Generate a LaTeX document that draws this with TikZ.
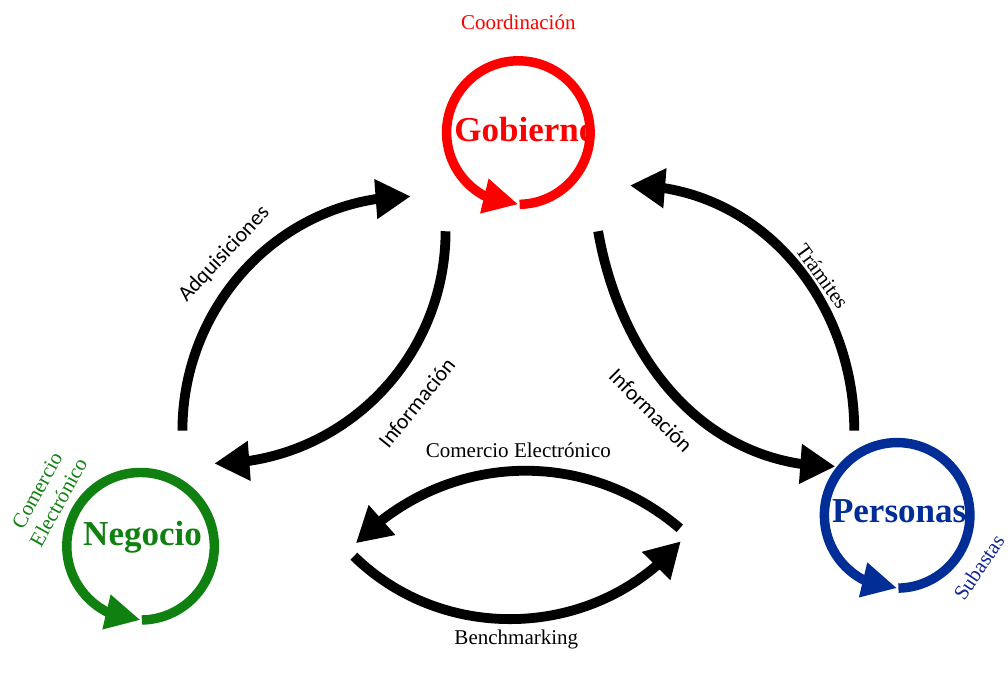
\documentclass[tikz,border=0pt]{standalone}
\usepackage{fontspec}
\setmainfont{Liberation Serif}
\newfontfamily\lblsans{Carlito}
\usetikzlibrary{arrows.meta, bending, positioning}

\definecolor{gobred}{RGB}{255,0,0}
\definecolor{neggreen}{RGB}{16,128,16}
\definecolor{perblue}{RGB}{0,45,150}

\tikzset{
  ring/.style={line width=5.4pt, -{Triangle[length=20pt,width=19pt]}},
  flow/.style={line width=5.6pt, black, -{Triangle[length=20pt,width=21.5pt]}},
  ttl/.style={font=\bfseries\fontsize{20}{24}\selectfont, inner sep=0pt},
  lbl/.style={font=\fontsize{12}{14}\selectfont, inner sep=1pt},
  sans/.style={font=\lblsans\fontsize{12.5}{14}\selectfont, inner sep=1pt}
}

\begin{document}
\begin{tikzpicture}[x=0.02cm, y=0.02cm]

\draw[draw=none] (0,0) rectangle (1008,689);

\def\rgob{72}
\def\rneg{74}
\def\rper{73}

% the three actors
\coordinate (gobc) at (520,556);
\coordinate (negc) at (141,141);
\coordinate (perc) at (900,172);

\draw[ring, gobred] (gobc) ++(-89:\rgob) arc[start angle=-89, end angle=270, radius=\rgob];
\draw[ring, neggreen] (negc) ++(-89:\rneg) arc[start angle=-89, end angle=270, radius=\rneg];
\draw[ring, perblue] (perc) ++(-89:\rper) arc[start angle=-89, end angle=270, radius=\rper];

\node[ttl, text=gobred] (gob) at (527,559) {Gobierno};
\node[ttl, text=neggreen] (neg) at (143,150) {Negocio};
\node[ttl, text=perblue] (per) at (902,176) {Personas};

\node[lbl, text=gobred] (lcoo) at (520,667) {Coordinación};
\node[lbl, text=neggreen, rotate=61, align=center] (lcom) at (48,191) {Comercio\\Electrónico};
\node[lbl, text=perblue!85!violet, rotate=56] (lsub) at (982,120) {Subastas};

% flows
\coordinate (a1s) at (183,257); \coordinate (a1e) at (412,492);
\coordinate (a2s) at (447,457); \coordinate (a2e) at (215,224);
\coordinate (a3s) at (600,457); \coordinate (a3e) at (838,221);
\coordinate (a4s) at (857,257); \coordinate (a4e) at (632,503);
\coordinate (a5s) at (682,159); \coordinate (a5e) at (357,144);
\coordinate (a6s) at (355,131); \coordinate (a6e) at (683,146);

\draw[flow] (a1s) to[out=90, in=180] (a1e);
\draw[flow] (a2s) to[out=-90, in=0] (a2e);
\draw[flow] (a3s) to[out=-80, in=180] (a3e);
\draw[flow] (a4s) to[out=90, in=0] (a4e);
\draw[flow] (a5s) to[bend right=43] (a5e);
\draw[flow] (a6s) to[bend right=47] (a6e);

\node[sans, rotate=47] (ladq) at (225,434) {Adquisiciones};
\node[sans, rotate=51] (linf1) at (418,285) {Información};
\node[sans, rotate=-45] (linf2) at (653,277) {Información};
\node[lbl, rotate=-54] (ltra) at (825,412) {Trámites};
\node[lbl] (lcel) at (520,237) {Comercio Electrónico};
\node[lbl] (lben) at (518,47) {Benchmarking};

\end{tikzpicture}
\end{document}
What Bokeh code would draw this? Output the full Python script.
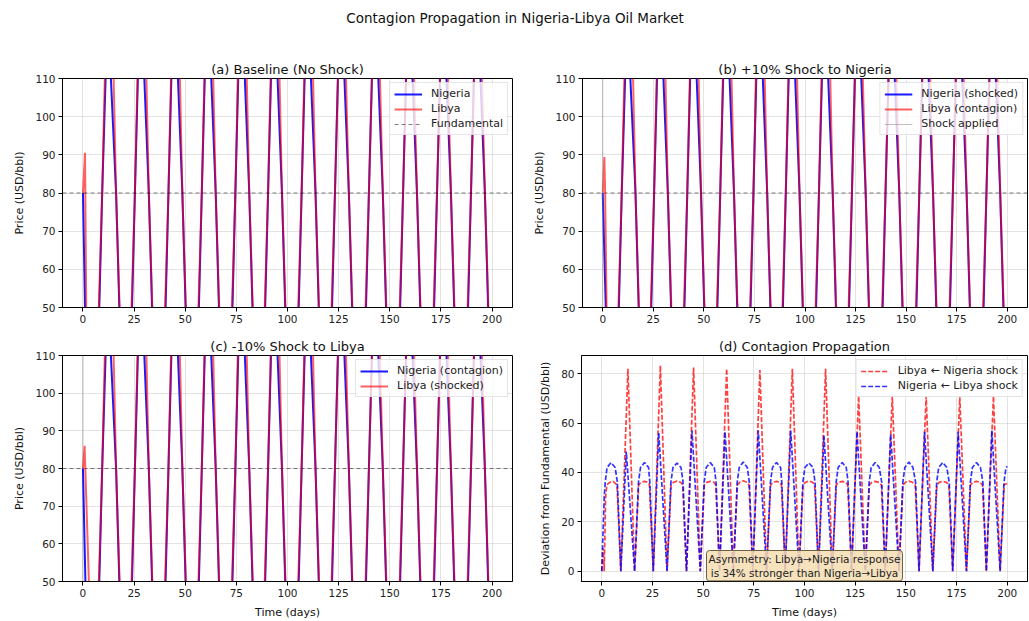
import numpy as np
from bokeh.plotting import figure
from bokeh.layouts import column, row
from bokeh.models import Range1d, Label, FixedTicker
from bokeh.core.properties import value
from bokeh.embed import file_html
from bokeh.resources import INLINE

FONT = "DejaVu Sans"
FUNDAMENTAL = 80.0
SHOCK_DAY = 0.0
X_MIN, X_MAX = -10, 210
P_MIN, P_MAX = 50, 110

main_title = "Contagion Propagation in Nigeria-Libya Oil Market"
panel_titles = ["(a) Baseline (No Shock)", "(b) +10% Shock to Nigeria",
                "(c) -10% Shock to Libya", "(d) Contagion Propagation"]
x_ticks = [0, 25, 50, 75, 100, 125, 150, 175, 200]
price_ticks = [50, 60, 70, 80, 90, 100, 110]
dev_ticks = [0, 20, 40, 60, 80]

# ---- price path vertices (days, USD/bbl), shared cycles ----
cycle_days_libya = [
    7.5, 9.4, 12.9, 16.2, 18.2, 19.4, 21.1, 22.9,
    23.5, 25.4, 28.9, 32.2, 34.2, 35.4, 37.1, 38.9,
    39.9, 41.8, 45.3, 48.6, 50.6, 51.8, 53.5, 55.3,
    56.2, 58.1, 61.6, 64.9, 66.9, 68.1, 69.8, 71.6,
    72.6, 74.5, 78.0, 81.3, 83.3, 84.5, 86.2, 88.0,
    88.6, 90.5, 94.0, 97.3, 99.3, 100.5, 102.2, 104.0,
    105.0, 106.9, 110.4, 113.7, 115.7, 116.9, 118.6, 120.4,
    121.3, 123.2, 126.7, 130.0, 132.0, 133.2, 134.9, 136.7,
    137.9, 139.8, 143.3, 146.6, 148.6, 149.8, 151.5, 153.3,
    154.6, 156.5, 160.0, 163.3, 165.3, 166.5, 168.2, 170.0,
    171.2, 173.1, 176.6, 179.9, 181.9, 183.1, 184.8, 186.6,
    187.8, 189.7, 193.2, 196.5, 198.5, 200.0]
cycle_price_libya = [
    45, 80, 162.0, 80, 45, 44, 43.6, 44,
    45, 80, 163.3, 80, 45, 44, 43.5, 44,
    45, 80, 162.5, 80, 45, 44, 43.6, 44,
    45, 80, 162.0, 80, 45, 44, 43.4, 44,
    45, 80, 161.5, 80, 45, 44, 43.6, 44,
    45, 80, 162.0, 80, 45, 44, 43.5, 44,
    45, 80, 162.0, 80, 45, 44, 43.6, 44,
    45, 80, 151.0, 80, 45, 44, 43.6, 44,
    45, 80, 151.0, 80, 45, 44, 43.5, 44,
    45, 80, 151.0, 80, 45, 44, 43.6, 44,
    45, 80, 150.5, 80, 45, 44, 43.6, 44,
    45, 80, 151.0, 80, 45, 44.5]
cycle_days_nigeria = [
    7.7, 9.4, 12.1, 16.2, 18.1, 19.1, 21.1, 23.1,
    23.7, 25.4, 28.1, 32.2, 34.1, 35.1, 37.1, 39.1,
    40.1, 41.8, 44.5, 48.6, 50.5, 51.5, 53.5, 55.5,
    56.4, 58.1, 60.8, 64.9, 66.8, 67.8, 69.8, 71.8,
    72.8, 74.5, 77.2, 81.3, 83.2, 84.2, 86.2, 88.2,
    88.8, 90.5, 93.2, 97.3, 99.2, 100.2, 102.2, 104.2,
    105.2, 106.9, 109.6, 113.7, 115.6, 116.6, 118.6, 120.6,
    121.5, 123.2, 125.9, 130.0, 131.9, 132.9, 134.9, 136.9,
    138.1, 139.8, 142.5, 146.6, 148.5, 149.5, 151.5, 153.5,
    154.8, 156.5, 159.2, 163.3, 165.2, 166.2, 168.2, 170.2,
    171.4, 173.1, 175.8, 179.9, 181.8, 182.8, 184.8, 186.8,
    188.0, 189.7, 192.4, 196.5, 198.4, 199.4, 200.0]
cycle_price_nigeria = [
    44, 80, 128.5, 80, 44, 38, 36, 38,
    44, 80, 136.0, 80, 44, 38, 36.2, 38,
    44, 80, 137.0, 80, 44, 38, 36, 38,
    44, 80, 136.5, 80, 44, 38, 35.8, 38,
    44, 80, 137.0, 80, 44, 38, 36, 38,
    44, 80, 137.0, 80, 44, 38, 36.2, 38,
    44, 80, 135.0, 80, 44, 38, 36, 38,
    44, 80, 136.5, 80, 44, 38, 36, 38,
    44, 80, 135.5, 80, 44, 38, 35.8, 38,
    44, 80, 136.5, 80, 44, 38, 36, 38,
    44, 80, 136.5, 80, 44, 38, 36, 38,
    44, 80, 137.0, 80, 44, 38, 37.5]

# ---- first days of each scenario (initial response) ----
base_nigeria_days = [0.0, 1.0, 1.6, 2.6, 4.6, 6.6]
base_nigeria_price = [80, 50, 44, 38, 36, 38]
base_libya_days = [0.0, 1.0, 1.6, 2.3, 4.0, 5.6]
base_libya_price = [80, 90.5, 50, 45, 44, 43.6]

shockN_nigeria_days = [0.0, 1.5, 2.0, 2.9, 4.8, 6.6]
shockN_nigeria_price = [80, 50, 44, 38, 36, 38]
shockN_libya_days = [0.0, 0.8, 1.2, 1.9, 2.5, 4.0, 5.6]
shockN_libya_price = [80, 89.4, 80, 50, 45, 44, 43.6]

shockL_nigeria_days = [0.0, 1.2, 1.7, 2.6, 4.6, 6.6]
shockL_nigeria_price = [80, 50, 44, 38, 36, 38]
shockL_libya_days = [0.0, 0.8, 2.9, 3.5, 5.5]
shockL_libya_price = [80, 86, 50, 45, 43.6]

NIGERIA_COLOR = "blue"
LIBYA_COLOR = "red"


def series(init_days, init_price, cyc_days, cyc_price):
    return (np.array(init_days + cyc_days, dtype=float),
            np.array(init_price + cyc_price, dtype=float))


def style(p, yticks, xlabel=None, ylabel=None):
    p.outline_line_color = "black"
    p.outline_line_width = 1
    p.title.text_font = FONT
    p.title.text_font_size = "13px"
    p.title.text_font_style = "normal"
    p.title.align = "center"
    p.title.text_color = "#111111"
    p.title.standoff = 3
    p.xaxis.ticker = FixedTicker(ticks=x_ticks)
    p.yaxis.ticker = FixedTicker(ticks=yticks)
    for ax in (p.xaxis, p.yaxis):
        ax.major_label_text_font = FONT
        ax.major_label_text_font_size = "10.5px"
        ax.major_label_text_color = "#222222"
        ax.axis_label_text_font = FONT
        ax.axis_label_text_font_size = "11px"
        ax.axis_label_text_font_style = "normal"
        ax.axis_label_text_color = "#111111"
        ax.minor_tick_line_color = None
        ax.major_tick_in = 0
        ax.major_tick_out = 4
        ax.axis_line_color = "black"
        ax.major_label_standoff = 3
        ax.axis_label_standoff = 6
    if xlabel:
        p.xaxis.axis_label = xlabel
    if ylabel:
        p.yaxis.axis_label = ylabel
    p.grid.grid_line_color = "#b0b0b0"
    p.grid.grid_line_alpha = 0.35


def style_legend(p):
    lg = p.legend[0]
    lg.location = "top_right"
    lg.label_text_font = FONT
    lg.label_text_font_size = "11px"
    lg.label_text_color = "#222222"
    lg.glyph_width = 28
    lg.glyph_height = 12
    lg.label_height = 12
    lg.spacing = 2
    lg.padding = 4
    lg.margin = 4
    lg.label_standoff = 9
    lg.background_fill_alpha = 0.8
    lg.border_line_color = "#cccccc"


def price_fig(title, width, height, bl, br, bt, bb, xlabel=None):
    p = figure(width=width, height=height, x_range=Range1d(X_MIN, X_MAX),
               y_range=Range1d(P_MIN, P_MAX), output_backend="svg",
               toolbar_location=None, title=title,
               min_border_left=bl, min_border_right=br,
               min_border_top=bt, min_border_bottom=bb)
    style(p, price_ticks, xlabel=xlabel, ylabel="Price (USD/bbl)")
    return p


def fundamental_line(p, legend=None):
    kw = dict(line_color="black", line_alpha=0.5, line_dash="4 3", line_width=1)
    if legend:
        kw["legend_label"] = legend
    p.line(x=[X_MIN, X_MAX], y=[FUNDAMENTAL, FUNDAMENTAL], **kw)


def shock_line(p, legend=None):
    kw = dict(line_color="gray", line_alpha=0.5, line_width=1)
    if legend:
        kw["legend_label"] = legend
    p.line(x=[SHOCK_DAY, SHOCK_DAY], y=[P_MIN, P_MAX], **kw)


def price_pair(p, tn, yn, tl, yl, lab_n, lab_l):
    p.line(tn, yn, line_color=NIGERIA_COLOR, line_width=2, line_alpha=0.9, legend_label=lab_n)
    p.line(tl, yl, line_color=LIBYA_COLOR, line_width=2, line_alpha=0.62, legend_label=lab_l)


# (a)
pa = price_fig(panel_titles[0], 530, 282, 62, 18, 28, 25)
tN, yN = series(base_nigeria_days, base_nigeria_price, cycle_days_nigeria, cycle_price_nigeria)
tL, yL = series(base_libya_days, base_libya_price, cycle_days_libya, cycle_price_libya)
price_pair(pa, tN, yN, tL, yL, "Nigeria", "Libya")
fundamental_line(pa, "Fundamental")
style_legend(pa)

# (b)
pb = price_fig(panel_titles[1], 499, 282, 51, 2, 28, 25)
fundamental_line(pb)
tNb, yNb = series(shockN_nigeria_days, shockN_nigeria_price, cycle_days_nigeria, cycle_price_nigeria)
tLb, yLb = series(shockN_libya_days, shockN_libya_price, cycle_days_libya, cycle_price_libya)
price_pair(pb, tNb, yNb, tLb, yLb, "Nigeria (shocked)", "Libya (contagion)")
shock_line(pb, "Shock applied")
style_legend(pb)

# (c)
pc = price_fig(panel_titles[2], 530, 289, 62, 18, 23, 36, xlabel="Time (days)")
fundamental_line(pc)
shock_line(pc)
tNc, yNc = series(shockL_nigeria_days, shockL_nigeria_price, cycle_days_nigeria, cycle_price_nigeria)
tLc, yLc = series(shockL_libya_days, shockL_libya_price, cycle_days_libya, cycle_price_libya)
price_pair(pc, tNc, yNc, tLc, yLc, "Nigeria (contagion)", "Libya (shocked)")
style_legend(pc)

# (d) deviation from fundamental
pd_ = figure(width=499, height=289, x_range=Range1d(X_MIN, X_MAX), y_range=Range1d(-4.2, 87.4),
             output_backend="svg", toolbar_location=None, title=panel_titles[3],
             min_border_left=51, min_border_right=2, min_border_top=23, min_border_bottom=36)
style(pd_, dev_ticks, xlabel="Time (days)", ylabel="Deviation from Fundamental (USD/bbl)")
pd_.line(tLb, np.abs(yLb - FUNDAMENTAL), line_color=LIBYA_COLOR, line_width=1.7, line_alpha=0.75,
         line_dash="5 2", legend_label="Libya \u2190 Nigeria shock")
pd_.line(tNc, np.abs(yNc - FUNDAMENTAL), line_color=NIGERIA_COLOR, line_width=1.7, line_alpha=0.8,
         line_dash="5 2", legend_label="Nigeria \u2190 Libya shock")
style_legend(pd_)
note = Label(x=100, y=2.2, x_units="data", y_units="data",
             text="Asymmetry: Libya\u2192Nigeria response\nis 34% stronger than Nigeria\u2192Libya",
             text_align="center", text_baseline="middle",
             text_font=FONT, text_font_size="10.5px", text_color="#222222",
             background_fill_color="wheat", background_fill_alpha=0.85,
             border_line_color="#6b6040", border_line_width=1,
             padding=2, border_radius=3)
pd_.add_layout(note)

# main title
tf = figure(width=1029, height=50, x_range=Range1d(0, 1), y_range=Range1d(0, 1),
            output_backend="svg", toolbar_location=None,
            x_axis_location=None, y_axis_location=None, min_border=0)
tf.grid.visible = False
tf.outline_line_color = None
tf.text(x=[0.5], y=[0.65], text=[main_title], text_align="center", text_baseline="middle",
        text_font=value(FONT), text_font_size="13.5px", text_color="#111111")

layout = column(tf, row(pa, pb), row(pc, pd_))
open("out.html", "w").write(file_html(layout, INLINE))
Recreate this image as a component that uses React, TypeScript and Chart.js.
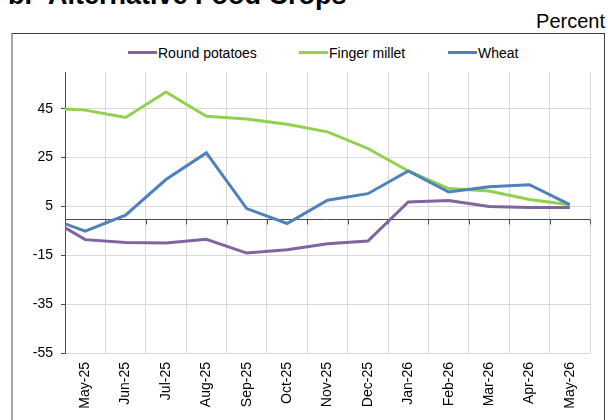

---*---

▶ **GIVEN REQUEST**
Everything from the first line of the entries through the line that contains "(perc) at (900,172);" is to be reproduced exactly, except the pictures.

▶ **THE ANSWER**
Generate a LaTeX document that draws this with TikZ.
\documentclass[tikz,border=0pt]{standalone}
\usepackage{fontspec}
\setmainfont{Liberation Serif}
\newfontfamily\lblsans{Carlito}
\usetikzlibrary{arrows.meta, bending, positioning}

\definecolor{gobred}{RGB}{255,0,0}
\definecolor{neggreen}{RGB}{16,128,16}
\definecolor{perblue}{RGB}{0,45,150}

\tikzset{
  ring/.style={line width=5.4pt, -{Triangle[length=20pt,width=19pt]}},
  flow/.style={line width=5.6pt, black, -{Triangle[length=20pt,width=21.5pt]}},
  ttl/.style={font=\bfseries\fontsize{20}{24}\selectfont, inner sep=0pt},
  lbl/.style={font=\fontsize{12}{14}\selectfont, inner sep=1pt},
  sans/.style={font=\lblsans\fontsize{12.5}{14}\selectfont, inner sep=1pt}
}

\begin{document}
\begin{tikzpicture}[x=0.02cm, y=0.02cm]

\draw[draw=none] (0,0) rectangle (1008,689);

\def\rgob{72}
\def\rneg{74}
\def\rper{73}

% the three actors
\coordinate (gobc) at (520,556);
\coordinate (negc) at (141,141);
\coordinate (perc) at (900,172);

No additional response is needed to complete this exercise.